In this kind of situation, there is not a direct collaboration, but somehow the dialogue is productive—precisely, again, because it allows the producer to step, however temporarily, outside of his/her own boundaries and, by seeing things through different eyes, by focusing outward, to extend them. Because, in the end, we are never fully free of our own boundaries—the best we can hope to do is to stretch them, which happens whenever we are able to forget about them entirely for a while and focus on something outside of ourselves.

Which, interestingly, brings me back to where this post started---the feeling I sometimes (often?) have that it’s time to shut up and listen. An ironic place to end up after five pages of writing.

For the past couple of weeks, while I haven’t been writing in this blog, I’ve been doing a lot of reading. Also, writing other kinds of things—children’s stories/poems and a longer, semi-fictional thing that I love but that isn’t yet quite fictional enough for comfort. Also, some people have been commenting on my posts (many thanks, Eric, Liza, Becca…), which is a step in the right direction, because being a blog crying out in the wilderness “Repent! Repent!” is not what I’m into at all.

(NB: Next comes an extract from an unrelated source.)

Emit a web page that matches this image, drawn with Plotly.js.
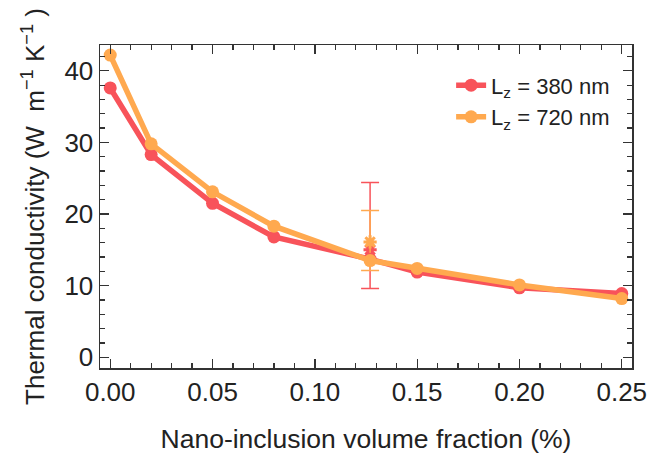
<!DOCTYPE html>
<html>
<head>
<meta charset="utf-8">
<script src="https://cdn.plot.ly/plotly-3.0.1.min.js"></script>
<style>html,body{margin:0;padding:0;background:#fff;}#chart{width:648px;height:454px;}</style>
</head>
<body>
<div id="chart"></div>
<script>
// Data
const fraction = [0.00, 0.02, 0.05, 0.08, 0.127, 0.15, 0.20, 0.25];
const k380 = [37.6, 28.3, 21.5, 16.8, 13.7, 11.9, 9.7, 8.9];
const k720 = [42.2, 29.8, 23.1, 18.3, 13.5, 12.4, 10.1, 8.2];
// measured points with error bars
const measX = [0.127];
const meas380 = [15.0];
const meas380Plus = [9.4];
const meas380Minus = [5.4];
const meas720 = [16.1];
const meas720Plus = [4.4];
const meas720Minus = [4.0];
const seriesNames = ['L<sub>z</sub> = 380 nm', 'L<sub>z</sub> = 720 nm'];

const red = '#F8535A';
const orange = '#FFA94F';
const font = 'Liberation Sans, Arial, sans-serif';

const traces = [
  {x: measX, y: meas380, type: 'scatter', mode: 'markers', showlegend: false,
   marker: {symbol: 'asterisk-open', size: 11, color: red, line: {color: red, width: 3}},
   error_y: {type: 'data', symmetric: false, array: meas380Plus, arrayminus: meas380Minus, color: red, thickness: 1.5, width: 9}},
  {x: measX, y: meas720, type: 'scatter', mode: 'markers', showlegend: false,
   marker: {symbol: 'asterisk-open', size: 11, color: orange, line: {color: orange, width: 3}},
   error_y: {type: 'data', symmetric: false, array: meas720Plus, arrayminus: meas720Minus, color: orange, thickness: 1.5, width: 9}},
  {x: fraction, y: k380, type: 'scatter', mode: 'lines+markers', name: seriesNames[0],
   line: {color: red, width: 5.5}, marker: {color: red, size: 13}},
  {x: fraction, y: k720, type: 'scatter', mode: 'lines+markers', name: seriesNames[1],
   line: {color: orange, width: 5.5}, marker: {color: orange, size: 13}}
];

const axisCommon = {
  showline: true, linecolor: '#333', linewidth: 1.5, mirror: 'ticks',
  ticks: 'inside', ticklen: 9, tickwidth: 1.3, tickcolor: '#333',
  showgrid: false, zeroline: false,
  tickfont: {family: font, size: 26, color: '#222'}
};

const layout = {
  width: 648, height: 454,
  margin: {l: 100, r: 16, t: 45, b: 86},
  paper_bgcolor: '#fff', plot_bgcolor: '#fff',
  font: {family: font, color: '#222'},
  showlegend: true,
  legend: {x: 0.66, y: 0.94, xanchor: 'left', yanchor: 'top', bgcolor: 'rgba(0,0,0,0)',
           font: {family: font, size: 22, color: '#222'}, tracegroupgap: 0, itemwidth: 30},
  xaxis: Object.assign({}, axisCommon, {
    range: [-0.005, 0.255], tickmode: 'linear', tick0: 0, dtick: 0.05, tickformat: '.2f',
    minor: {ticks: 'inside', dtick: 0.01, ticklen: 5, tickwidth: 1.2, tickcolor: '#333'},
    title: {text: 'Nano-inclusion volume fraction (%)', font: {family: font, size: 26.5, color: '#222'}, standoff: 26}
  }),
  yaxis: Object.assign({}, axisCommon, {
    range: [-1.5, 43.6], tickmode: 'linear', tick0: 0, dtick: 10,
    minor: {ticks: 'inside', dtick: 2, ticklen: 5, tickwidth: 1.2, tickcolor: '#333'},
    title: {text: 'Thermal conductivity (W  m<sup>−1</sup> K<sup>−1</sup> )', font: {family: font, size: 26, color: '#222'}, standoff: 12}
  })
};

Plotly.newPlot('chart', traces, layout, {displayModeBar: false, staticPlot: true});
</script>
</body>
</html>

I also want to expand the content here—so that it’s not all this non-fictional, essay-type writing…but I’m a little reluctant, for (ugh) intellectual property reasons, to put stories and poetry up here before they’re copyrighted/published elsewhere. That is probably an incredibly arrogant/paranoid concern, since it assumes that my readership is/will be so vast that it includes literary pirates who comb blogs looking for material to steal. Aaarrgh!—avast ye Literary Pirates!! If you see stories and poems up here soon, you’ll know I’ve decided these concerns were stupid.